White-collar workers spend an average of 6.4 hours per week managing AI tools rather than benefiting from them. Thibault Spirlet reports for Business Insider on a new study from Glean’s Work AI Institute, conducted with researchers from Notre Dame, Stanford, and UC Berkeley, which surveyed 6,000 full-time workers in the United States, the United Kingdom, and Australia.

The researchers coined the term “botsitting” to describe the overlooked labor required to make AI useful: feeding tools context, verifying outputs, fixing errors, and moving information between disconnected systems.

A productivity paradox

The numbers reveal a sharp contradiction. While 75% of surveyed workers said AI makes them more productive, only 13% said their organization was performing significantly better as a result. Much of the missing productivity gain appears to be absorbed by botsitting.

Rebecca Hinds, head of the Work AI Institute at Glean and one of the report’s authors, described botsitting as “often tedious” and “exhausting” work that is “not rewarded and it’s not appreciated or tracked or measured and certainly not incentivized within the organization.”

The burden is also affecting retention. Workers who spend an unusually large share of their AI time on botsitting are 73% more likely to be actively looking for a new job. In some cases, employees are being asked to automate the parts of their jobs they find most meaningful, such as building customer relationships, and instead supervise AI agents. Hinds warned that removing this source of meaning from work “is very dangerous.”

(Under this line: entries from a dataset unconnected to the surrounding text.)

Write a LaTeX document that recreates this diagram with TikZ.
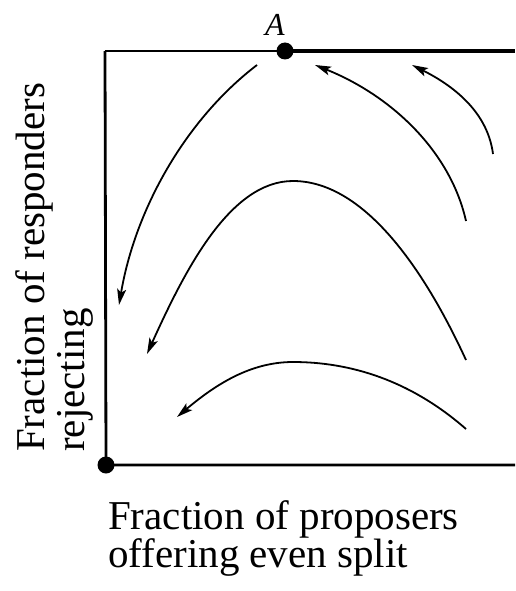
\documentclass[tikz,border=0pt]{standalone}
\usepackage{fontspec}
\setmainfont{Liberation Serif}
\usetikzlibrary{arrows.meta}
\begin{document}
\begin{tikzpicture}[x=1pt,y=-1pt,
  flow/.style={line width=1.8pt,-{Stealth[length=16pt,width=9pt,inset=3.5pt]}},
  axisline/.style={line width=2.8pt},
  dotmark/.style={circle,fill=black,inner sep=0pt,minimum size=17pt},
  lbl/.style={font=\fontsize{41}{39}\selectfont,inner sep=0pt}]
\useasboundingbox (0,0) rectangle (515,591);
% axes
\coordinate (TL) at (105,51);
\coordinate (TR) at (515,51);
\coordinate (BR) at (515,465);
\node[dotmark] (dotO) at (106,465) {};
\node[dotmark] (dotA) at (285,51) {};
\draw[line width=1.6pt] (TL) -- (dotA.center);
\draw[line width=3.8pt] (dotA.center) -- (TR);
\draw[axisline] (TL) -- (dotO.center) -- (BR);
\node[font=\fontsize{32}{32}\selectfont\itshape,inner sep=0pt,anchor=base] (Alab) at (275,36) {A};
% flow curves
\draw[flow] (257,65) .. controls (185,120) and (135,210) .. (119,305);
\draw[flow] (466,360) .. controls (420,260) and (360,181) .. (293,181) .. controls (230,181) and (185,270) .. (147,354);
\draw[flow] (466,429) .. controls (410,380) and (350,362) .. (293,362) .. controls (250,362) and (215,385) .. (177,417);
\draw[flow] (466,221) .. controls (450,150) and (390,95) .. (315,65);
\draw[flow] (493,154) .. controls (488,115) and (458,88) .. (412,65);
% labels
\node[lbl,anchor=base west] (xlab1) at (108,529) {Fraction of proposers};
\node[lbl,anchor=base west] (xlab2) at (108,567) {offering even split};
\node[lbl,anchor=base west,rotate=90] (ylab1) at (44,452) {Fraction of responders};
\node[lbl,anchor=base west,rotate=90] (ylab2) at (84,452) {rejecting};
\end{tikzpicture}
\end{document}
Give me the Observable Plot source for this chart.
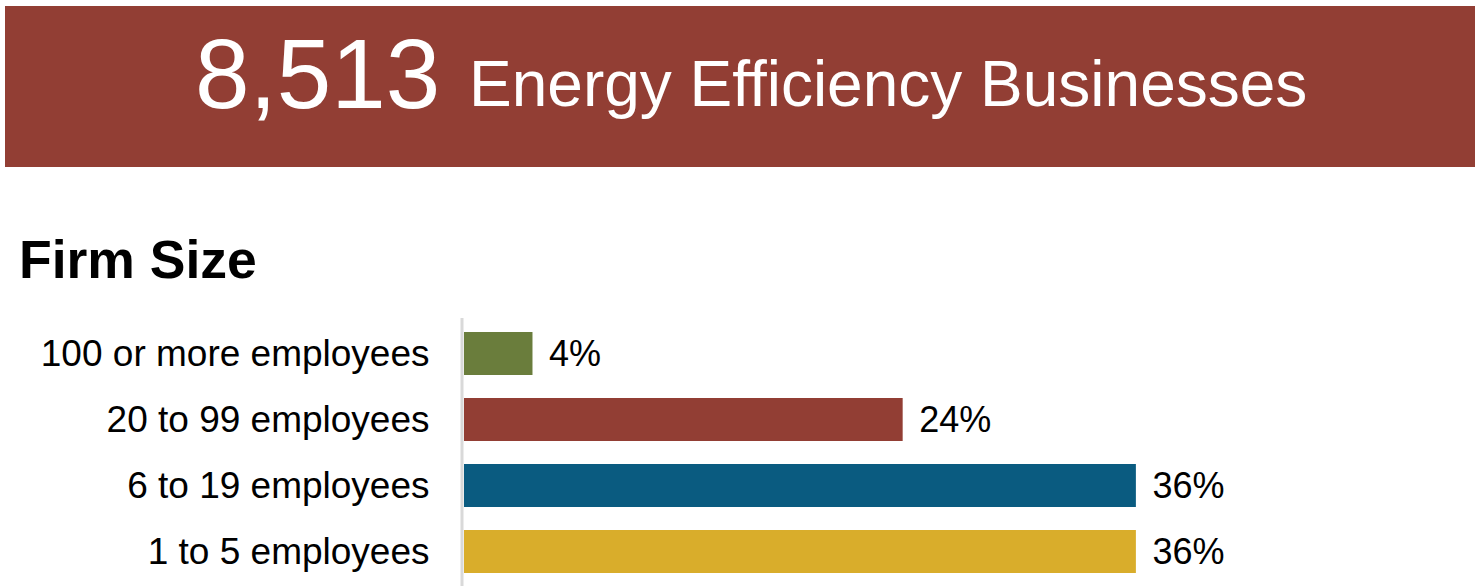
<!DOCTYPE html>
<html>
<head>
<meta charset="utf-8">
<script src="https://cdn.jsdelivr.net/npm/d3@7"></script>
<script src="https://cdn.jsdelivr.net/npm/@observablehq/plot@0.6"></script>
<style>
  html, body { margin: 0; padding: 0; background: #fff; overflow: hidden; width: 1483px; height: 586px; }
  body { position: relative; font-family: Arial, "Liberation Sans", sans-serif; }
  #banner { position: absolute; left: 5px; top: 6px; width: 1470px; height: 161px; background: #923e34; }
  .bt { position: absolute; color: #fff; line-height: 1; white-space: nowrap; }
  #count { left: 195px; top: 25px; font-size: 98px; }
  #label { left: 469px; top: 52px; font-size: 64px; }
  #title { position: absolute; left: 19px; top: 233px; font-size: 53.5px; font-weight: bold; line-height: 1; color: #000; white-space: nowrap; }
  #chart { position: absolute; left: 0; top: 300px; }
</style>
</head>
<body>
<div id="banner"></div>
<div class="bt" id="count">8,513</div>
<div class="bt" id="label">Energy Efficiency Businesses</div>
<div id="title">Firm Size</div>
<div id="chart"></div>
<script>
const categories = ["100 or more employees", "20 to 99 employees", "6 to 19 employees", "1 to 5 employees"];
const shares = [3.7, 23.7, 36.3, 36.3];
const valueLabels = ["4%", "24%", "36%", "36%"];
const colors = ["#6a7d3c", "#923e34", "#0a5b80", "#d9ad2b"];

const data = categories.map((c, i) => ({category: c, share: shares[i], label: valueLabels[i]}));

const chart = Plot.plot({
  width: 1483,
  height: 300,
  marginLeft: 464,
  marginRight: 1,
  marginTop: 7.3,
  marginBottom: 2.5,
  x: {domain: [0, 55], axis: null},
  y: {domain: categories, padding: 0.35, label: null, tickSize: 0, tickPadding: 35},
  color: {domain: categories, range: colors},
  style: {fontFamily: "Arial, 'Liberation Sans', sans-serif", fontSize: "37px", color: "#000", background: "transparent", overflow: "visible"},
  marks: [
    Plot.barX(data, {x: "share", y: "category", fill: "category"}),
    Plot.ruleX([0], {stroke: "#d9d9d9", strokeWidth: 3, dx: -2.5, insetTop: 10.7}),
    Plot.text(data, {x: "share", y: "category", text: "label", textAnchor: "start", dx: 16, fontSize: 36, fill: "#000"})
  ]
});
document.getElementById("chart").appendChild(chart);
</script>
</body>
</html>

What the leading companies do differently

The report suggests the solution is not simply deploying more AI. Organizations seeing the strongest results focus on the work around AI:

  • Giving employees access to the right context
  • Training staff to use tools effectively
  • Setting clear standards for AI-assisted work
  • Deciding which tasks should not be handed to AI at all

Without these measures, the report warns, companies risk continued botsitting costs and the gradual loss of employees who grow tired of cleaning up after the tools.